The book shifts focus to discourses that contribute to the production and reproduction of gender segregation in the computing industry. On the broad scale, she discusses how the discourses of both science and technology have reinforced masculine power, while tending to present women as victims. Drawing on Foucault’s attempt to balance the emphasis on negative conceptualisations of power with the “productivity of power”, Fitzsimons argues that women as well as men are involved in the exercise of power and agency in the workplace. Thus, she suggests, the analysis of the relationship between women and technology needs to show how women programmers negotiate, resist and transform their technical environment and maintain their feminine subjectivity.
At a more specific level, Fitzsimons examines her interview material for discourses on masculinity and femininity. She argues that two gender discourses are dominant in the workplace: hegemonic masculinity and hegemonic femininity. Her typology of the hegemonic discourse of masculinity represents images, obsessions, occupations and traits associated by writers, following on from Bem’s (1981) sex‐role inventory, with a traditional paradigm of male stereotypes. This idealised and ideological account of the social construction of masculinity structures the modes and varieties of masculinities that are performed by men and “creates confusions, contradictions and ‘crisis”’ (p. 103). Fitzsimons sets forth a parallel concept of hegemonic femininity consisting of two principal discourses: the discourse of sexuality; the discourse of domesticity and family. The strength of both hegemonic masculinity and hegemonic femininity arises out of the supposed naturalness of the sexual division of labour. The interview material is largely explored in terms of resistance to or compliance with these dominant discourses. As indicated previously in this review, male computer workers in this study revealed few conflicts or contradictions in compliance with hegemonic masculinity. When female co‐workers were brought up by the interviewer, males praised women’s qualities but male representations of career identity indicated they were “largely indifferent” to women workers who did not seem to be regarded as rivals or threats to male career progression.
The major conflicts and contradictions for women arise out of the attempt to reconcile work with the discourse of domesticity and family. Fitzsimons acknowledges that the majority of women in her study tended to cope with rather than challenge their responsibilities for domestic labour, seeing them as a consequence of their “choice” (p. 156) to engage in paid employment.

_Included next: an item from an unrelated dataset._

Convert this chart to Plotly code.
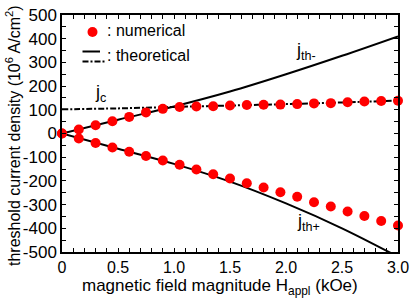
import plotly.graph_objects as go

# numerical data
H_num = [0.0, 0.15, 0.3, 0.45, 0.6, 0.75, 0.9, 1.05, 1.2, 1.35, 1.5, 1.65, 1.8,
         1.95, 2.1, 2.25, 2.4, 2.55, 2.7, 2.85, 3.0]
j_num_upper = [0, 17, 35, 52, 70, 89, 104, 112, 114, 115, 118, 120, 121,
               122, 124, 127, 128, 132, 135, 137, 138]
j_num_lower = [0, -21, -40, -59, -77, -95, -114, -132, -152, -172, -190, -210, -228,
               -248, -267, -290, -308, -329, -348, -369, -388]

# theoretical curves
H_th = [0.0, 0.5, 1.0, 1.5, 2.0, 2.5, 3.0]
j_th_minus = [0, 58, 114, 177, 250, 328, 410]
j_th_plus = [0, -64, -128, -203, -295, -400, -520]
j_c = [102, 106, 112, 118, 124, 131, 139]

x_tickvals = [0, 0.5, 1.0, 1.5, 2.0, 2.5, 3.0]
x_ticktext = ["0", "0.5", "1.0", "1.5", "2.0", "2.5", "3.0"]
y_tickvals = [-500, -400, -300, -200, -100, 0, 100, 200, 300, 400, 500]
y_ticktext = ["-500", "-400", "-300", "-200", "-100", "0", "100", "200", "300", "400", "500"]

FONT = "Liberation Sans, Arial, sans-serif"
DASHDOT = "6px,2px,2px,2px"

fig = go.Figure()
fig.add_trace(go.Scatter(x=H_th, y=j_c, mode="lines", line_shape="spline",
                         line=dict(color="black", width=2, dash=DASHDOT)))
fig.add_trace(go.Scatter(x=H_th, y=j_th_minus, mode="lines", line_shape="spline",
                         line=dict(color="black", width=2)))
fig.add_trace(go.Scatter(x=H_th, y=j_th_plus, mode="lines", line_shape="spline",
                         line=dict(color="black", width=2)))
fig.add_trace(go.Scatter(x=H_num, y=j_num_upper, mode="markers", cliponaxis=False,
                         marker=dict(color="#ff0000", size=10)))
fig.add_trace(go.Scatter(x=H_num, y=j_num_lower, mode="markers", cliponaxis=False,
                         marker=dict(color="#ff0000", size=10)))

# curve labels
lab_font = dict(size=18, color="black", family=FONT)
fig.add_annotation(x=0.34, y=170, text="j<sub>c</sub>", showarrow=False, font=lab_font)
fig.add_annotation(x=2.18, y=344, text="j<sub>th-</sub>", showarrow=False, font=lab_font)
fig.add_annotation(x=2.2, y=-375, text="j<sub>th+</sub>", showarrow=False, font=lab_font)

# plot area on screen: x 62..398 px, y 15..252 px
def px(xp):
    return (xp - 62) / 336

def py(yp):
    return (252 - yp) / 237

# hand-drawn legend
fig.add_shape(type="circle", xref="paper", yref="paper", xsizemode="pixel", ysizemode="pixel",
              xanchor=px(92.5), yanchor=py(32), x0=-5, x1=5, y0=-5, y1=5,
              fillcolor="#ff0000", line=dict(width=0))
fig.add_annotation(xref="paper", yref="paper", x=px(105), y=py(31), xanchor="left", yanchor="middle",
                   text=": numerical", showarrow=False,
                   font=dict(size=16, color="black", family=FONT))
fig.add_shape(type="line", xref="paper", yref="paper", x0=px(82.5), x1=px(100),
              y0=py(51.5), y1=py(51.5), line=dict(color="black", width=2))
fig.add_shape(type="line", xref="paper", yref="paper", x0=px(82.5), x1=px(105),
              y0=py(61.5), y1=py(61.5), line=dict(color="black", width=2, dash=DASHDOT))
fig.add_annotation(xref="paper", yref="paper", x=px(105), y=py(55), xanchor="left", yanchor="middle",
                   text=": theoretical", showarrow=False,
                   font=dict(size=16, color="black", family=FONT))

# axis titles as annotations
fig.add_annotation(xref="paper", yref="paper", x=px(220), y=py(287),
                   xanchor="center", yanchor="middle",
                   text="magnetic field magnitude H<sub>appl</sub> (kOe)", showarrow=False,
                   font=dict(size=17, color="black", family=FONT))
fig.add_annotation(xref="paper", yref="paper", x=px(13), y=py(136),
                   xanchor="center", yanchor="middle",
                   text="threshold current density (10<sup>6</sup> A/cm<sup>2</sup>)",
                   showarrow=False, textangle=-90,
                   font=dict(size=16, color="black", family=FONT))

fig.update_xaxes(range=[0, 3.0], tickvals=x_tickvals, ticktext=x_ticktext, automargin=False,
                 ticks="inside", ticklen=4, tickwidth=1.2, tickcolor="black",
                 minor=dict(dtick=0.1, tick0=0, ticks="inside", ticklen=4, tickwidth=1.2, tickcolor="black"),
                 showline=True, linecolor="black", linewidth=1.5, mirror="ticks",
                 showgrid=False, zeroline=False, ticklabeloverflow="allow",
                 tickfont=dict(size=16, color="black", family=FONT))
fig.update_yaxes(range=[-500, 500], tickvals=y_tickvals, ticktext=y_ticktext, automargin=False,
                 ticks="inside", ticklen=4, tickwidth=1.2, tickcolor="black",
                 minor=dict(dtick=50, tick0=0, ticks="inside", ticklen=4, tickwidth=1.2, tickcolor="black"),
                 showline=True, linecolor="black", linewidth=1.5, mirror="ticks",
                 showgrid=False, zeroline=False, ticklabeloverflow="allow",
                 tickfont=dict(size=17, color="black", family=FONT))

fig.update_layout(width=414, height=303,
                  margin=dict(l=62, r=16, t=15, b=51, autoexpand=False),
                  showlegend=False, plot_bgcolor="white", paper_bgcolor="white",
                  font=dict(family=FONT, color="black"))

# remove the default 8px page margin so the figure fills the window exactly
fig.write_html("out.html", config={"displayModeBar": False},
               post_script="document.body.style.margin='0px';")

Of interest are the four types of responses made by the women to the tension between work and family lives: some women adopted a work model in their organisations and a gender model at home; some tried to negotiate shared responsibilities in the home; some adopted a strategy of careerism and paid others for domestic work; a few challenged the dominant discourses at work by asserting their femininity and position as women workers. Although Fitzsimons does not explicitly say so, what she calls the “passing as organisational men” (p. 161) inherent in the first three responses suggests compliance with the dominant, masculinist discourse of the workplace. Certainly, computing is seen by both men and women in the study as gender‐neutral, and neither the gendered culture of organisation and occupation nor the discourse of domesticity is challenged.

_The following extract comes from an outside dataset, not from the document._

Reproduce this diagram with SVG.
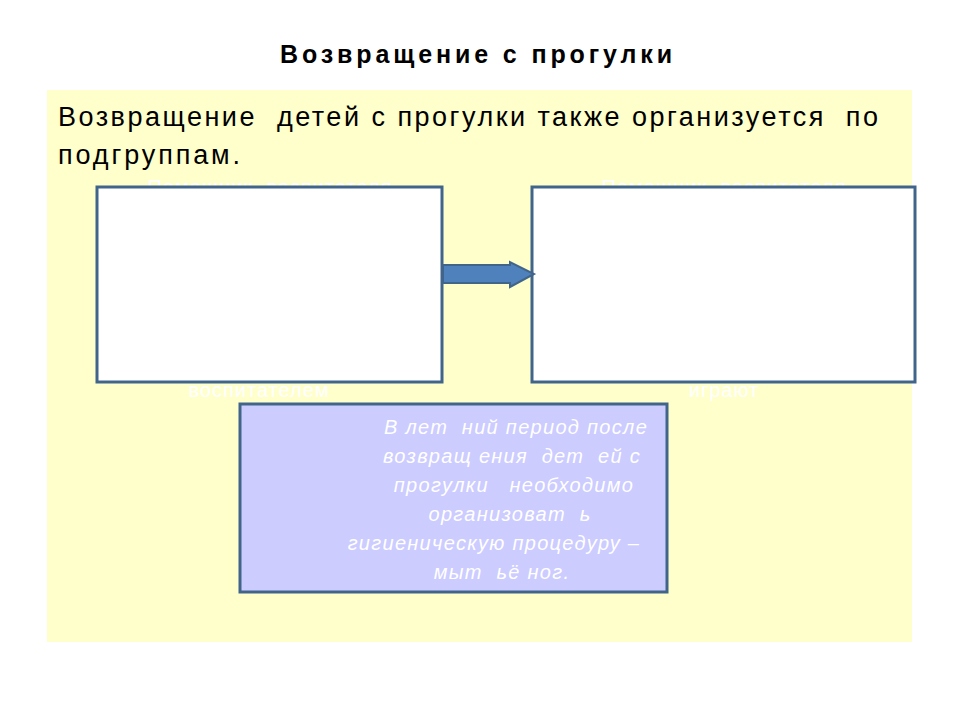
<svg xmlns="http://www.w3.org/2000/svg" width="960" height="720" viewBox="0 0 960 720">
<style>
text{white-space:pre}
.w{fill:#fff;font-family:"Liberation Sans",Arial,sans-serif;font-size:20px;text-anchor:middle;letter-spacing:1px}
.box{fill:#fff;stroke:#41648a;stroke-width:3}
.it{fill:#fff;font-family:"Liberation Sans",Arial,sans-serif;font-size:20px;font-style:italic;text-anchor:middle;letter-spacing:1.3px}
</style>
<rect width="960" height="720" fill="#fff"/>
<text x="280" y="63" textLength="392" font-family="Liberation Sans,Arial,sans-serif" font-size="25" font-weight="bold">Возвращение с прогулки</text>
<rect x="47" y="90" width="865" height="552" fill="#ffffcc"/>
<text font-family="Liberation Sans,Arial,sans-serif" font-size="27" fill="#000"><tspan x="58" y="126" textLength="820">Возвращение  детей с прогулки также организуется  по</tspan><tspan x="58" y="164" textLength="182">подгруппам.</tspan></text>
<text class="w" x="270" y="194">Помощник  воспитателя</text>
<text class="w" x="724" y="194">Помощник  воспитателя</text>
<text class="w" x="259" y="397">воспитателем</text>
<text class="w" x="724" y="397">играют</text>
<g id="left"><rect class="box" x="97" y="187" width="345" height="195"/></g>
<g id="right"><rect class="box" x="532" y="187" width="383" height="195"/></g>
<g id="connectors"><polygon points="443,265 510,265 510,262 534,274 510,287 510,283 443,283" fill="#4f81bd" stroke="#41648a" stroke-width="2"/></g>
<g id="note"><rect x="240" y="404" width="427" height="188" fill="#ccccff" stroke="#41648a" stroke-width="3"/>
<text class="it"><tspan x="516" y="434">В лет  ний период после</tspan><tspan x="512" y="463">возвращ ения  дет  ей с</tspan><tspan x="514" y="492">прогулки   необходимо</tspan><tspan x="510" y="521">организоват  ь</tspan><tspan x="494" y="550">гигиеническую процедуру –</tspan><tspan x="502" y="579">мыт  ьё ног.</tspan></text></g>
</svg>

My main problems in reading this book arose from the shifts between structural‐functional type analysis and a quasi‐post‐modernist concern with discourse. I find the increasing trend of writers in the area of gender, such as Halford and Leonard (2001), to select from and combine theoretical and methodological approaches from previously distinct schools of thought, a most admirable and, dare I claim distinctly female, form of good sense. In Fitzsimons’ book this attempt does not always succeed and I think this is partly to do with the final organisation of chapters in the book. Sometimes both assertions and criticisms of existing literature in one part of the book seem to be contradictory to statements and approaches taken in other parts of the book. After the final chapter of Conclusions, an Appendix entitled “Research methodology” is included, which provides Fitzsimons’ definitions of key concepts and her position on some key points. While recognising the difficulties the author faced in the changes from conception of the study to completion of the analysis, I feel the Appendix material would have provided a clearer theoretical positioning and ongoing basis for the book if it had been included as an earlier chapter.
Throughout this book I also feel that Fitzsimons is often over‐selective in her representations of the existing literature she critiques. More specifically, her criticism of social constructionist approaches as being reliant on sex‐role theory in which masculinity and femininity are “fixed roles that are learned, either well or badly, depending on the quality of the socialisation” (p. 99), seems to be an over‐simplification that may confuse social learning explanations with social constructionist views that gender is relational, a process, something that is done, and something other than a two‐system category (Weatherall, 2002). In other words, unlike essentialist models which frame gender as a given and linked to a predetermined set of linguistic behaviours, a social constructionist model problematises gender as a social construction and views language as a set of strategies for negotiating the social landscape (Stubbe et al., 2000). Moreover, a social constructionist approach is not merely concerned with gender as an effect of language or of individual speech acts as Fitzsimons implies; it is also concerned with providing a basis for understanding workplace interactions, for developing strategies for promoting gender equity, and for collective as well as individual action to effect systemic social changes (Stubbe et al., 2000; McConnell‐Ginet, 2000). I suggest that, despite Fitzsimons’ claims for the novelty of her approach, her alternative theoretical framework for the understanding of gendering at work has many parallels with a social constructionist or performative model of gender, and that both approaches attempt to understand “how discourses work in the creation of the material reality of both gender and employment relations” (p. 174).
However, this is certainly a thought‐provoking book, which makes a stimulating contribution to the area of women and work, and provides some valuable information about men, women and gender relations in the computing industry. Fitzsimons’ concern for women’s exercise of agency and power is timely. Her focus on the discourses that reproduce gender segregation seeks to explore the strategies and techniques “that allow the control and exercise of power” (p. 201). Her commitment is to a greater understanding of gender relations in the workplace and to change.